## Written request
Write each line of the material exactly as given, from the top through the line that contains "from matplotlib.lines import Line2D", and omit all pictures.

※

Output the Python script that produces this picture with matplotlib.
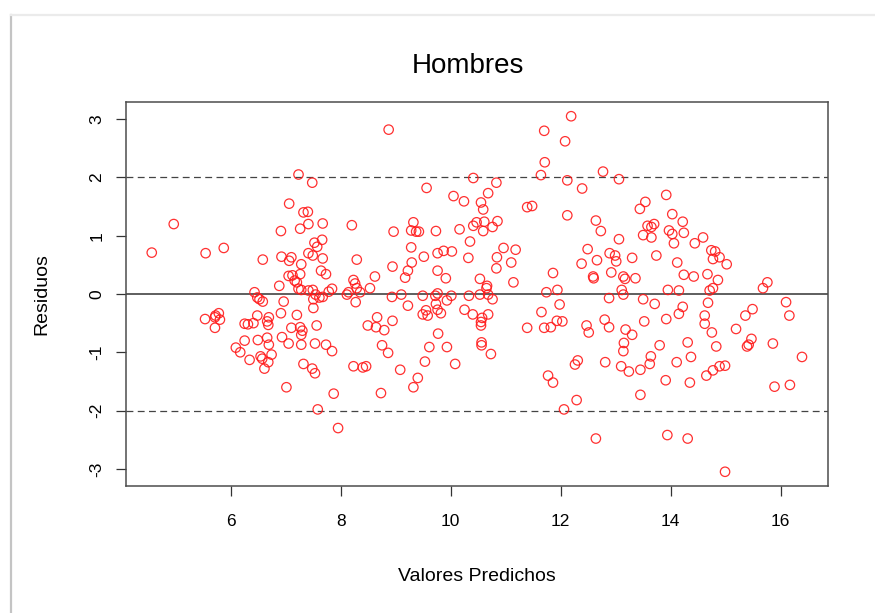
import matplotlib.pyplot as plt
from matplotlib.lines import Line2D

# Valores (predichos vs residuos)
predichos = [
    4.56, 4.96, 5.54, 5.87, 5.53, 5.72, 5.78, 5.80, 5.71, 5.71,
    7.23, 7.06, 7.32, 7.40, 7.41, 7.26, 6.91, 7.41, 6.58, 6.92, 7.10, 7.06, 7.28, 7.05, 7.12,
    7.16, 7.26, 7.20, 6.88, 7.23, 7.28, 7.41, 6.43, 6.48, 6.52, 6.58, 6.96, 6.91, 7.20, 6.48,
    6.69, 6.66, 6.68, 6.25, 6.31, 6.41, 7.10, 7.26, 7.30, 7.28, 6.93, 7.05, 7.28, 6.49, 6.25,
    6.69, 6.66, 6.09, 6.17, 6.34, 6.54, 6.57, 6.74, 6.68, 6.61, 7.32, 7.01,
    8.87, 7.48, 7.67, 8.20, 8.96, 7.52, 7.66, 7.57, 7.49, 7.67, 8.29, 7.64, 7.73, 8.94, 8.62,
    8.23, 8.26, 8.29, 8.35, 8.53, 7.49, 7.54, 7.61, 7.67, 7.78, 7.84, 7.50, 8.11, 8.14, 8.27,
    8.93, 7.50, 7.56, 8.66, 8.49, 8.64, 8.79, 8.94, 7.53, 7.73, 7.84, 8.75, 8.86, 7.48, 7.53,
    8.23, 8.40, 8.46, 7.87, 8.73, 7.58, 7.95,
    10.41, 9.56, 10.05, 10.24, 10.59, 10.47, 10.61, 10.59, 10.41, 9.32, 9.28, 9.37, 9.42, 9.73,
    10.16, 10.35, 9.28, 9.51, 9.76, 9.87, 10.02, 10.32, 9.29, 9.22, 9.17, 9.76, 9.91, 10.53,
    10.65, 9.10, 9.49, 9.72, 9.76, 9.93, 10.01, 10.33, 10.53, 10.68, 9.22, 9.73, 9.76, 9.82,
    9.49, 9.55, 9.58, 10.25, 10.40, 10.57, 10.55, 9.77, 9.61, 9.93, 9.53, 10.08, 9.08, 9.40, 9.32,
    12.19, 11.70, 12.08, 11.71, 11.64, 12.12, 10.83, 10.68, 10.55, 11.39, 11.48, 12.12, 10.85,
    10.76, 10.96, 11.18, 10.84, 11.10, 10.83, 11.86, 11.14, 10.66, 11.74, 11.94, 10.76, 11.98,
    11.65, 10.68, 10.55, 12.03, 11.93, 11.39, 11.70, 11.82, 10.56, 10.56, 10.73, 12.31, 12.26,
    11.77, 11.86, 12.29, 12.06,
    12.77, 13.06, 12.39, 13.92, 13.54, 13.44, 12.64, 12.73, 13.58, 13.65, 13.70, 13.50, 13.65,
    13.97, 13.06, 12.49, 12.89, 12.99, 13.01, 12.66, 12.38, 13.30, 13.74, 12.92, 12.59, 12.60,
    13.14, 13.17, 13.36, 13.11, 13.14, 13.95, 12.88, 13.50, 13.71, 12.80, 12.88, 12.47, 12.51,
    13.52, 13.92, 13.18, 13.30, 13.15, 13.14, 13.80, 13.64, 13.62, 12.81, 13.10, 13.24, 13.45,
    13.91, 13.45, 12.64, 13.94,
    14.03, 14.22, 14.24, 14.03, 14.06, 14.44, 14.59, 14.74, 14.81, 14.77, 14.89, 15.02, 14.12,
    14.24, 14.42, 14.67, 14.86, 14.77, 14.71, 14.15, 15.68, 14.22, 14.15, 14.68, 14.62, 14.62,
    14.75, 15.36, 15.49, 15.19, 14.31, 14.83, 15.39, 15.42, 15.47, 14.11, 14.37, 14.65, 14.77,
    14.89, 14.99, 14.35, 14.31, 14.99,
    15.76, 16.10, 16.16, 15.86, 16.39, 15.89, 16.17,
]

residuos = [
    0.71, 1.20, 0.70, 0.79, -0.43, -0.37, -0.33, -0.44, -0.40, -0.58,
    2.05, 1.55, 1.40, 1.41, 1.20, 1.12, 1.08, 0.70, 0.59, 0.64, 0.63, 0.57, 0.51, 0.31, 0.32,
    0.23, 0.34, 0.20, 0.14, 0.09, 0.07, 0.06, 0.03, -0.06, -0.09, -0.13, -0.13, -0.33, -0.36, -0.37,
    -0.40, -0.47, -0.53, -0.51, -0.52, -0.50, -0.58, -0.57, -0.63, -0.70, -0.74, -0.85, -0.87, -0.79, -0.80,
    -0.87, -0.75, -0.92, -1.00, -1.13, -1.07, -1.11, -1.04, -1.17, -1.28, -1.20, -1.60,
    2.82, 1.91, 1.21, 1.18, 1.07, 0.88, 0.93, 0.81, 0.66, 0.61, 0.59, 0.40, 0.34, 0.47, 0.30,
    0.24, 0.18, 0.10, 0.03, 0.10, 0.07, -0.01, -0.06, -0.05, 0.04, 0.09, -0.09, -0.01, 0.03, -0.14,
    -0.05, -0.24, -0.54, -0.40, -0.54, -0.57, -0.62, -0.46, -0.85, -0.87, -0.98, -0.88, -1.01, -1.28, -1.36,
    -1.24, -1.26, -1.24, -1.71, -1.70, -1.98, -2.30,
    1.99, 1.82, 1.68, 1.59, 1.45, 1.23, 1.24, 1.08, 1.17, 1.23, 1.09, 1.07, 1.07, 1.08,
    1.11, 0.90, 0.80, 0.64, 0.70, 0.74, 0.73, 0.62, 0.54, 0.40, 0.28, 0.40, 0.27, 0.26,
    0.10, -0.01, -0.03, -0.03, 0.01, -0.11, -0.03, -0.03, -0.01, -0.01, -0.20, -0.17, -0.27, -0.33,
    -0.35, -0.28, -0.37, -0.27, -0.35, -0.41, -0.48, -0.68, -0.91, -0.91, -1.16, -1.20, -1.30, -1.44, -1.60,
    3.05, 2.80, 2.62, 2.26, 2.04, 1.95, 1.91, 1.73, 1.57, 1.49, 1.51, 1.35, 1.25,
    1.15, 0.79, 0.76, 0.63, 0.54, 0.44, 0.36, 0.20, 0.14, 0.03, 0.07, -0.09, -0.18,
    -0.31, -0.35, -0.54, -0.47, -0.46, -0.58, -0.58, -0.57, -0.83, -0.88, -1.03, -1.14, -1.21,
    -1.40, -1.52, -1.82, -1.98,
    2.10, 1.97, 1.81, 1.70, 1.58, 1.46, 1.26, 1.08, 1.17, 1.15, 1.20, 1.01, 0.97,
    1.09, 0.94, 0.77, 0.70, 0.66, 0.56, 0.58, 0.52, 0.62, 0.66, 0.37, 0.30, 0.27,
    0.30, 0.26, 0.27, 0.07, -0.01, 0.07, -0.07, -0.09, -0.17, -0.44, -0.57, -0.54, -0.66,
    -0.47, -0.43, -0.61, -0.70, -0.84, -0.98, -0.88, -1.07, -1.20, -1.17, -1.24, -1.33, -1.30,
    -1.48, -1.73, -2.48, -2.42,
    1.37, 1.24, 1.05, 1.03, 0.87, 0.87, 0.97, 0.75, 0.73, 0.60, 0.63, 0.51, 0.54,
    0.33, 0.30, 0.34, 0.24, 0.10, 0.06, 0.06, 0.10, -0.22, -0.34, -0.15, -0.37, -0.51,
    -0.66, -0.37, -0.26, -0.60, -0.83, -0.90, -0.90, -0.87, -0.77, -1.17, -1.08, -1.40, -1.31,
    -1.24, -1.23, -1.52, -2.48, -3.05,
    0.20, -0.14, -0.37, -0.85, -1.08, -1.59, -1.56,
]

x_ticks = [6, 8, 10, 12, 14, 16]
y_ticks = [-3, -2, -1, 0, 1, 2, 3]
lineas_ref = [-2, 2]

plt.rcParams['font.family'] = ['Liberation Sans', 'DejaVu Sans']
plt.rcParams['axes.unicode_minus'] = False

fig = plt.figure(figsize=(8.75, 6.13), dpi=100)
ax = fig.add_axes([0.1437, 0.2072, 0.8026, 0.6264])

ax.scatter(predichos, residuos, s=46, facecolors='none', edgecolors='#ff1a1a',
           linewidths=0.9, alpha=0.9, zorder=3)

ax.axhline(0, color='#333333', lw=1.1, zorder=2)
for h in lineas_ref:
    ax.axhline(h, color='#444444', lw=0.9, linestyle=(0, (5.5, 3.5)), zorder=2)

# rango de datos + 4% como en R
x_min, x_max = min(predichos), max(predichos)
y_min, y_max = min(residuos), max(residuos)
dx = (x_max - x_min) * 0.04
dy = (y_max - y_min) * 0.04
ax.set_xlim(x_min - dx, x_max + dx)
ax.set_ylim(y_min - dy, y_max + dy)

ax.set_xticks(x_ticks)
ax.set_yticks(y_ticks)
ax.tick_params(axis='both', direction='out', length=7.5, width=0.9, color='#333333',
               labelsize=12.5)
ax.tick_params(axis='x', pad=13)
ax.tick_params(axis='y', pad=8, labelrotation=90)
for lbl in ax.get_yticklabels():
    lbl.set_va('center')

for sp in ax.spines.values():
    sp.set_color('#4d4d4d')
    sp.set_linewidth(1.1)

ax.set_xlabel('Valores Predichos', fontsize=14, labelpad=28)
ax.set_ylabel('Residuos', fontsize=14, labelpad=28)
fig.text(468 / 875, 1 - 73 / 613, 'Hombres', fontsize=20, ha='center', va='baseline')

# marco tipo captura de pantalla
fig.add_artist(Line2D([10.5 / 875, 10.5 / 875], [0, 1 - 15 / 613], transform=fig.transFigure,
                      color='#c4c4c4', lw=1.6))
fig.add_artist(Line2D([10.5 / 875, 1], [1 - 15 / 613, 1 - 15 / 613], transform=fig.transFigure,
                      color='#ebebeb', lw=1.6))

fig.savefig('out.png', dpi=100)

※

## Exercise solution
Output the Python script that produces this picture with matplotlib.
import matplotlib.pyplot as plt
from matplotlib.lines import Line2D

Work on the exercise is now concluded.